Officials had painstakingly constructed “a pattern of life” to pin down al-Zawahiri’s movements, even building a scale model of the safe house that was shown to Biden in the White House Situation Room.
The president received a final briefing on July 25, as he remained isolated in the White House residence with COVID-19, the insiders said.
Biden — who had tried to halt then-President Barack Obama’s deadly strike on bin Laden — this time gave the sign-off for “a precise tailored air strike” as soon as the opportunity arose, officials said.
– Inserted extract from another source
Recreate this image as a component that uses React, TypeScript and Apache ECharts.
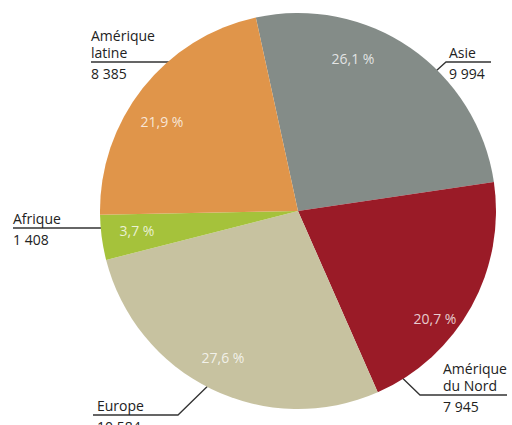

That opportunity came early Sunday — late Saturday in Washington — after what Biden described as “clear and convincing” signs that they could kill him in a way to “minimize the risk of harm to other civilians.”
A further 36 hours of intelligence analysis would follow before U.S. officials began sharing that al-Zawahiri was dead.
The Haqqani Taliban network was seen restricting access to the safe house and relocating the dead al Qaeda leader’s family — which officials interpreted as the country’s rulers trying to conceal the fact that they had harbored the world’s most wanted terrorist.
“Justice has been delivered and this terrorist leader is no more,” Biden finally told the nation Monday.
“Now we make it clear again tonight, that no matter how long it takes, no matter where you hide: if you are a threat to our people, the United States will find you and take you out,” he said.
Ayman al-Zawahiri was just 15 when he was known to have sought to overthrow Egypt’s “infidel” regime, ultimately serving three years in prison in connection to the 1981 assassination of Egyptian President Anwar Sadat.
It was after his release in 1984 that he first courted bin Laden — who was wowed by his soon-to-be right-hand man’s lifelong devotion to jihad.
“Bin Laden always looked up to him,” said terrorism expert Bruce Hoffman of Georgetown University.
He was impressed that Al-Zawahiri “spent time in an Egyptian prison, he was tortured. He was a jihadi from the time he was a teenager.”
The pair were high on the intelligence radar for decades before Sept. 11., with al-Zawahiri assumed to lead al Qaeda’s tactics and organizational skills while his supposed leader supplied charisma and cash.
“For decades, he was the mastermind behind the attacks against Americans,” President Biden said Monday as he declared that “justice has been delivered” with Al-Zawahiri’s death.
As the commander-in-chief noted, the terrorist “played a key role, a key role in the bombing of US embassies in Kenya and Tanzania, killing 224 and wounding over 4,500 others” in 1998.
He was then behind “the USS Cole in 2000, which killed 17 American sailors and wounded dozens more,” Biden stressed.
“He carved a trail of murder and violence against American citizens, American service members, American diplomats and American interests,” he said.
When the US invaded Afghanistan after the 9/11 attacks in 2001, al-Zawahiri and bin Laden fled to Pakistan — as a US airstrike killed al-Zawahiri’s wife and at least two of their six children.
He was named al Qaeda’s leader less than two months after bin Laden was killed in a US raid on his compound in Abbottabad, Pakistan, leading the global network from isolation.
By the time Al-Zawahiri was finally pulverized by two US Hellfire missiles Sunday, he had devoted nearly all of his 71 years to terrorism.
White House national security spokesman John Kirby said Tuesday the US had no DNA confirmation on his death, but had verified his identity through other sources.
“We do not have DNA confirmation. We’re not going to get that confirmation. Quite frankly, based on based on multiple sources and methods that we’ve gathered information from, we don’t need it,” Kirby told CNN.
“We have visual confirmation, but we also have confirmation through other sources.”